Many data science libraries and processing frameworks include user interfaces to help track progress of your jobs and break down workflows. These are instrumental in debugging and using the platforms themselves. For example, TensorFlow visualizations can be run on TensorBoard. Other web application frameworks such as Shiny and Flask are popular ways for data scientists to display additional interactive analysis in the languages they already know.

Cloudera Machine Learning allows you to access these web UIs directly from sessions and jobs. This feature is particularly helpful when you want to monitor and track progress for batch jobs. Even though jobs don't give you access to the interactive workbench console, you can still track long running jobs through the UI. However, note that the UI is only active so long as the job/session is active. If your session times out after 60 minutes (default timeout value), so will the UI.

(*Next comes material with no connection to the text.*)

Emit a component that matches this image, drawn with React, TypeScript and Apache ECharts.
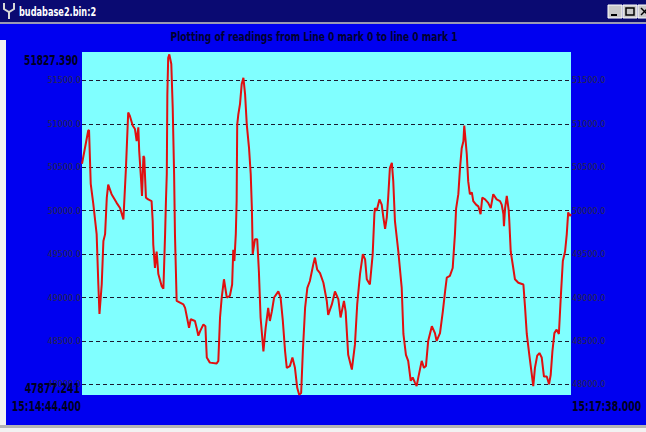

CDSW_APP_PORT and CDSW_READONLY_PORT are environment variables that point to general purpose public ports. Any HTTP services running in containers that bind to CDSW_APP_PORT or CDSW_READONLY_PORT are available in browsers at: http://<$CDSW_ENGINE_ID>.<$CDSW_DOMAIN>. Therefore, TensorBoard, Shiny, Flask or any other web framework accompanying a project can be accessed directly from within a session or job, as long as it is run on CDSW_APP_PORT or CDSW_READONLY_PORT.

CDSW_APP_PORT is meant for applications that grant some level of control to the project, such as access to the active session or terminal. CDSW_READONLY_PORT must be used for applications that grant read-only access to project results.

To access the UI while you are in an active session, click the grid icon in the upper right hand corner of the Cloudera Data Science Workbench web application, and select the UI from the dropdown. For a job, navigate to the job overview page and click the History tab. Click on a job run to open the session output for the job. You can now click the grid icon in the upper right hand corner of the Cloudera Machine Learning web application to access the UI for this session.

Limitations with port availability

Cloudera Machine Learning exposes only one port per-access level. This means, in version 1.6.0, you can run a maximum of 3 web applications simultaneously:
  • one on CDSW_APP_PORT, which can be used for applications that grant some level of control over the project to Contributors and Admins,
  • one on CDSW_READONLY_PORT, which can be used for applications that only need to give read-only access to project collaborators,
  • and, one on the now-deprecated CDSW_PUBLIC_PORT, which is accessible by all users.

However, by default the editors feature runs third-party browser-based editors on CDSW_APP_PORT. Therefore, for projects that are already using browser-based third-party editors, you are left with only 2 other ports to run applications on: CDSW_READONLY_PORT and CDSW_PUBLIC_PORT. Keep in mind the level of access you want to grant users when you are selecting one of these ports for a web application.